WHAT THE TASK REQUIRES → Give every line of the data again, unchanged, but with no pictures.

━━━━

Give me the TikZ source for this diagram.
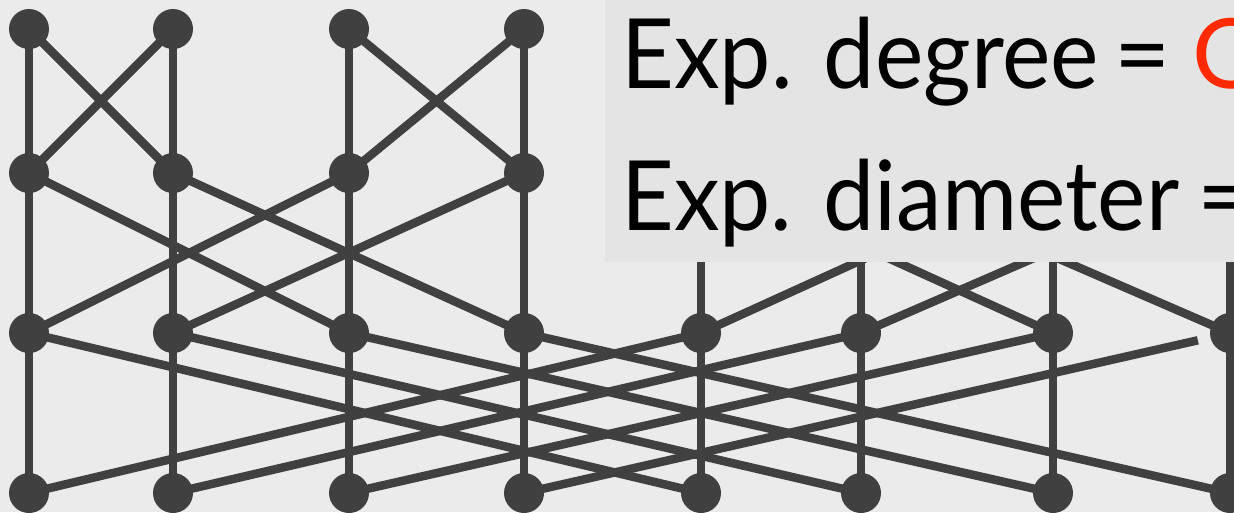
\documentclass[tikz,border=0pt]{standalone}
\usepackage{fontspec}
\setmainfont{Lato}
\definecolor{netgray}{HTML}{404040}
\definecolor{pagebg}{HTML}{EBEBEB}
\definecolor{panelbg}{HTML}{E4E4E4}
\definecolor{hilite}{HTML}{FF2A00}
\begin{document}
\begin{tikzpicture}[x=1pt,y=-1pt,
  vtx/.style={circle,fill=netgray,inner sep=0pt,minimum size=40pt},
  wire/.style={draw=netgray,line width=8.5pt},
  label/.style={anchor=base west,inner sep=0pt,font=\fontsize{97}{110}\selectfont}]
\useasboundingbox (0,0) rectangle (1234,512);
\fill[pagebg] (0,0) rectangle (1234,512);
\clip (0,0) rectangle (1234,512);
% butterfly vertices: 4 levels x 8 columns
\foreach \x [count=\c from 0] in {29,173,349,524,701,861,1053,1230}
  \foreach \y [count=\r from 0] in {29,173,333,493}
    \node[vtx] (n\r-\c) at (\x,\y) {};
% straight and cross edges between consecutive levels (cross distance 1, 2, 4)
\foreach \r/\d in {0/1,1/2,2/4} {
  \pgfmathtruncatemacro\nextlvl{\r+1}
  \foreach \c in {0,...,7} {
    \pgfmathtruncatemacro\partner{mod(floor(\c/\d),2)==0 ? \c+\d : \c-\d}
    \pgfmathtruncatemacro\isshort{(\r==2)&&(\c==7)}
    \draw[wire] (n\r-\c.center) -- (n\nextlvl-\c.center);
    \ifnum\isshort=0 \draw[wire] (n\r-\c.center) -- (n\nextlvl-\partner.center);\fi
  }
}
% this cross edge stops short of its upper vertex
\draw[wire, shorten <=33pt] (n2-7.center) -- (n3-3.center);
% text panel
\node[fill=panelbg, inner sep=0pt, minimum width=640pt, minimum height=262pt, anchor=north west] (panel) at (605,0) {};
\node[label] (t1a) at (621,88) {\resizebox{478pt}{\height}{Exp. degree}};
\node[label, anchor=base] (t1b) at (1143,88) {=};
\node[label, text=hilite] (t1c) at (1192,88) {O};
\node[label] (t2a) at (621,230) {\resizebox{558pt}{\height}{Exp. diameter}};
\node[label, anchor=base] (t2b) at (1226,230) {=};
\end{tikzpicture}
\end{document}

━━━━

TASK ANSWER →
Give me the TikZ source for this diagram.
\documentclass[tikz,border=0pt]{standalone}
\usepackage{fontspec}
\setmainfont{Lato}
\definecolor{netgray}{HTML}{404040}
\definecolor{pagebg}{HTML}{EBEBEB}
\definecolor{panelbg}{HTML}{E4E4E4}
\definecolor{hilite}{HTML}{FF2A00}
\begin{document}
\begin{tikzpicture}[x=1pt,y=-1pt,
  vtx/.style={circle,fill=netgray,inner sep=0pt,minimum size=40pt},
  wire/.style={draw=netgray,line width=8.5pt},
  label/.style={anchor=base west,inner sep=0pt,font=\fontsize{97}{110}\selectfont}]
\useasboundingbox (0,0) rectangle (1234,512);
\fill[pagebg] (0,0) rectangle (1234,512);
\clip (0,0) rectangle (1234,512);
% butterfly vertices: 4 levels x 8 columns
\foreach \x [count=\c from 0] in {29,173,349,524,701,861,1053,1230}
  \foreach \y [count=\r from 0] in {29,173,333,493}
    \node[vtx] (n\r-\c) at (\x,\y) {};
% straight and cross edges between consecutive levels (cross distance 1, 2, 4)
\foreach \r/\d in {0/1,1/2,2/4} {
  \pgfmathtruncatemacro\nextlvl{\r+1}
  \foreach \c in {0,...,7} {
    \pgfmathtruncatemacro\partner{mod(floor(\c/\d),2)==0 ? \c+\d : \c-\d}
    \pgfmathtruncatemacro\isshort{(\r==2)&&(\c==7)}
    \draw[wire] (n\r-\c.center) -- (n\nextlvl-\c.center);
    \ifnum\isshort=0 \draw[wire] (n\r-\c.center) -- (n\nextlvl-\partner.center);\fi
  }
}
% this cross edge stops short of its upper vertex
\draw[wire, shorten <=33pt] (n2-7.center) -- (n3-3.center);
% text panel
\node[fill=panelbg, inner sep=0pt, minimum width=640pt, minimum height=262pt, anchor=north west] (panel) at (605,0) {};
\node[label] (t1a) at (621,88) {\resizebox{478pt}{\height}{Exp. degree}};
\node[label, anchor=base] (t1b) at (1143,88) {=};
\node[label, text=hilite] (t1c) at (1192,88) {O};
\node[label] (t2a) at (621,230) {\resizebox{558pt}{\height}{Exp. diameter}};
\node[label, anchor=base] (t2b) at (1226,230) {=};
\end{tikzpicture}
\end{document}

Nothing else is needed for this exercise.